The NBA Draft is officially two weeks from today and LSU freshman sensation shooting guard Cameron Thomas will surely hear his name called at some point early in the night.
Position: Shooting Guard
2020-2021 Stats: 23 points, 3.4 rebounds, 1.4 assists on 41/33/88 percent shooting splits
*Not officially verified at the NBA Combine, Thomas withdrew from the combine early
Thomas came to LSU as a five-star prospect in the 2020 recruiting cycle out of basketball powerhouse Oak Hill Academy. He wasn’t just the best scorer amongst his fellow freshmen, he was one of the best scorers in all of college basketball, finishing the year fourth in points per game with 23.
He made his presence known from the jump, scoring 27 points in LSU’s season opening win over Southern Illinois Edwardsville. He would go on to have 22 more games scoring 20 or more, and scored double digit points in all but one game he played in. And for context the one game he failed to score at least 10 he played all of three minutes before leaving because of a badly rolled ankle.
His 23 points per game were the fourth most by a first-year player in LSU history trailing Pete Maravich, Bob Pettit, and Mahmoud Abdul-Rauf, who are only three of the four faces on the LSU men’s basketball Mount Rushmore.
Thomas can fill it up better than most thanks in large part to a vast arsenal of moves he already has. Thomas has a surprising amount of strength for being so young; when determined, he can put his head down, drive to the rim at finish at a high rate, or manipulate his body to draw a foul. And when he’s at the line he’s as automatic as it gets, shooting 88 percent from the free throw line and set an LSU record with 42 consecutive makes. That’s what I loved most about Thomas’s one and only year at LSU, if his shot from the perimeter isn’t falling he has the maturity to go get his points the hard way and attack the basket. Some players would keep jacking up increasingly tougher shots from deep, but Thomas knows how to reset and manufacture points.
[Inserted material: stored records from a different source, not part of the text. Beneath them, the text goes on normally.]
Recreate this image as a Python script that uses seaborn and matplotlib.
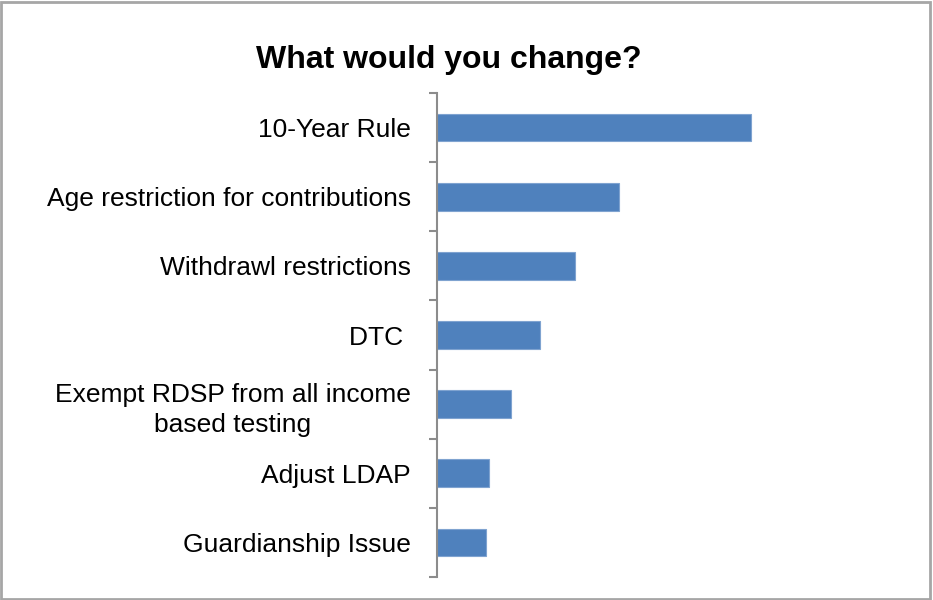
import matplotlib
matplotlib.use("Agg")
import matplotlib.pyplot as plt
from matplotlib.patches import Rectangle
from matplotlib.ticker import FixedLocator
import seaborn as sns
import pandas as pd
import numpy as np

categories = [
    "10-Year Rule",
    "Age restriction for contributions",
    "Withdrawl restrictions",
    "DTC ",
    "Exempt RDSP from all income\nbased testing",
    "Adjust LDAP",
    "Guardianship Issue",
]
responses = [64, 37, 28, 21, 15, 10.5, 10]

df = pd.DataFrame({"change": categories, "responses": responses})

sns.set_theme(style="white")
plt.rcParams["font.family"] = ["Liberation Sans", "DejaVu Sans"]

fig = plt.figure(figsize=(9.33, 6.0), dpi=100)
ax = fig.add_axes([0.4684, 0.0383, 0.50, 0.8067])

sns.barplot(data=df, x="responses", y="change", orient="h", color="#4F81BD",
            saturation=1, width=0.4, edgecolor="#7FA3D0", linewidth=0.8, ax=ax)

ax.set_xlim(0, 95)
ax.set_ylim(len(categories) - 0.5, -0.5)
ax.set_xlabel("")
ax.set_ylabel("")
ax.set_xticks([])

for side in ("top", "right", "bottom"):
    ax.spines[side].set_visible(False)
ax.spines["left"].set_color("#8C8C8C")
ax.spines["left"].set_linewidth(1.5)

ax.yaxis.set_minor_locator(FixedLocator(np.arange(-0.5, len(categories), 1.0)))
ax.tick_params(axis="y", which="major", length=0, pad=19, labelsize=19, labelcolor="black")
ax.tick_params(axis="y", which="minor", length=6, width=1.5, color="#8C8C8C", left=True)
for lbl in ax.get_yticklabels():
    lbl.set_horizontalalignment("right")
    lbl.set_multialignment("center")
    lbl.set_linespacing(1.35)
    lbl.set_y(lbl.get_position()[1])

fig.text(0.481, 0.90, "What would you change?", ha="center", va="center",
         fontsize=23, fontweight="bold", color="black")

fig.patches.append(Rectangle((0.001, 0.002), 0.996, 0.995, transform=fig.transFigure,
                             fill=False, edgecolor="#A6A6A6", linewidth=2.0))

fig.savefig("out.png", dpi=100)
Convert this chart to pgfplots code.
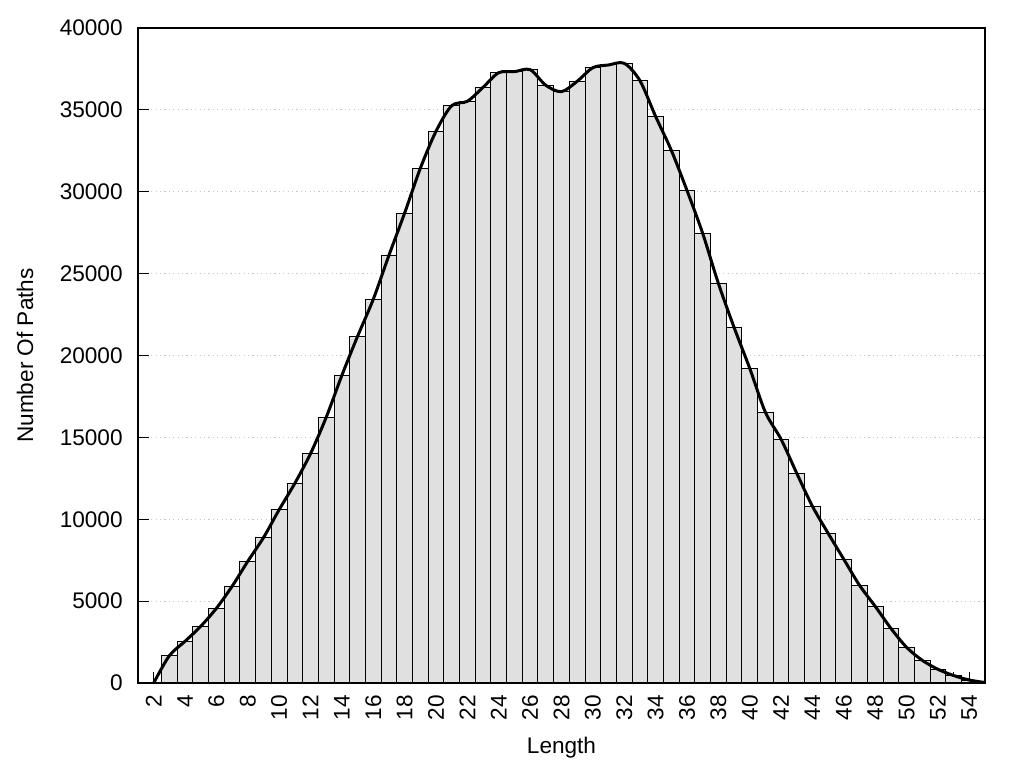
\documentclass[border=0pt]{standalone}
\usepackage{pgfplots}
\usepackage{pgfplotstable}
\pgfplotsset{compat=1.18}
\usepackage{fontspec}
\setmainfont{Liberation Sans}
\definecolor{barfill}{RGB}{224,224,224}
\definecolor{gridc}{RGB}{200,200,200}

\pgfplotstableread{
x y
2 0
3 1667
4 2546
5 3463
6 4562
7 5905
8 7432
9 8875
10 10585
11 12196
12 14010
13 16226
14 18791
15 21173
16 23432
17 26120
18 28700
19 31430
20 33692
21 35256
22 35524
23 36378
24 37272
25 37332
26 37455
27 36500
28 36112
29 36744
30 37577
31 37741
32 37844
33 36784
34 34600
35 32531
36 30080
37 27462
38 24408
39 21722
40 19218
41 16530
42 14881
43 12805
44 10789
45 9140
46 7552
47 5965
48 4682
49 3338
50 2178
51 1384
52 835
53 455
54 180
55 30
}\datatable

\begin{document}
\begin{tikzpicture}
\begin{axis}[
  scale only axis,
  width=423.5pt, height=327.5pt,
  xmin=1, xmax=55,
  ymin=0, ymax=40000,
  xtick={2,4,...,54},
  minor xtick={1,3,...,55},
  ytick={0,5000,...,40000},
  tick align=inside,
  tick pos=left,
  major tick length=5.5pt,
  minor tick length=5.5pt,
  every tick/.style={black, line width=0.5pt},
  axis line style={black, line width=0.65pt},
  ymajorgrids,
  major grid style={gridc, line width=0.6pt, dash pattern=on 0.6pt off 1.6pt},
  scaled y ticks=false,
  /pgf/number format/assume math mode=true,
  yticklabel={\pgfmathprintnumber[fixed,1000 sep={}]{\tick}},
  tick label style={font=\fontsize{11.3}{13}\selectfont},
  yticklabel style={inner sep=0pt, anchor=east, xshift=-7.5pt},
  xticklabel style={inner sep=0pt, yshift=-6pt, rotate=90, anchor=east},
  xlabel={Length},
  ylabel={Number Of Paths},
  label style={font=\fontsize{11.3}{13}\selectfont},
  xlabel style={at={(axis description cs:0.5,0)}, anchor=center, yshift=-32.5pt},
  ylabel style={at={(axis description cs:0,0.5)}, anchor=center, yshift=56.5pt},
]
\addplot[ybar, bar width=1, bar shift=0pt, fill=barfill, draw=black, line width=0.5pt,
  restrict x to domain=3:54] table[x=x, y=y] {\datatable};
\addplot[black, line width=1.5pt, smooth, no markers] table[x=x, y=y] {\datatable};
\end{axis}
\path ([shift={(-69pt,-42.5pt)}]current axis.south west) rectangle ([shift={(19.5pt,14pt)}]current axis.north east);
\end{tikzpicture}
\end{document}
Outside the painted area, Thomas can also be devastating as he can score in a variety of ways. Watch here in the season opener against SIU-E how Thomas scores in four different ways: a head fake runner, a small step-back for a long two, a three of the catch and shoot, and a floater from the elbow
He’s also not someone you can give any space to work with, as he shows here against Georgia. Thomas gets a screen from Darius Days and just attacks the rim going to his left, blowing by three Georgia defenders and finishes despite the contact.
There’s no one else in the class who possesses both the range and the confidence in his shot like Thomas, as he shows here early in the SEC Tournament final against Alabama.
Shots like those three against Alabama are amazing when they go in, but maddening when they don’t. And unfortunately, Thomas missed so many more of those kinds of shots than he made which leads to teams questioning his shot selection. Our friends over at Fifth Factors Plus charted Thomas’s shots over a six game stretch against mostly quality opponents (Texas Tech, Arkansas, Tennessee, Kentucky, and two against Alabama) where LSU went 2-4.
Thomas averaged 21 points a game in that stretch but needed 24 shots—plus an additional eight free throws—to get there. The knock on Thomas is he’s a ball stopper and to be fair the numbers back that up. Thomas barely averaged one assist per game at LSU
But I have a theory as to why Thomas shoots so much. I would imagine at every level of basketball he’s played in so far he’s been by far and away the best player on his team, and when you have a scorer that gifted you let him do his thing.
That won’t be the case once he gets to the NBA especially if he goes to a team like the Golden State Warriors*, who Thomas worked out with recently, or the Los Angeles Lakers, who SB Nation’s Ricky O’Donnell projected would take with the 22nd pick in the draft. And remember if he does go in that 15-20 range he’ll more than likely be going to a playoff team with a winning culture already in hand; Thomas won’t be tasked with trying to change the course of a franchise, instead he’ll be asked to elevate a team’s ceiling.
*As an aside I want to say Golden State taking Thomas would be the perfect situation for him. Imagine how much better Thomas could get learning from Steph Curry and Klay Thompson, two of the 10 best shooters of all time.
What Thomas can be for an NBA team is instant offense off the bench, like the way Los Angeles Clippers’ sixth man Lou Williams does. Williams has won three Sixth Man of the Year Awards, tying him for the most in NBA history, and just wrapped up his 16th year in the league. The NBA is changing to where being able to generate your own shot is an invaluable skill. Guys like Williams have long, fruitful careers thanks in part to being able to come into any game and immediately generate points.
That’s what Thomas does and that’s why he’ll be successful at the next level.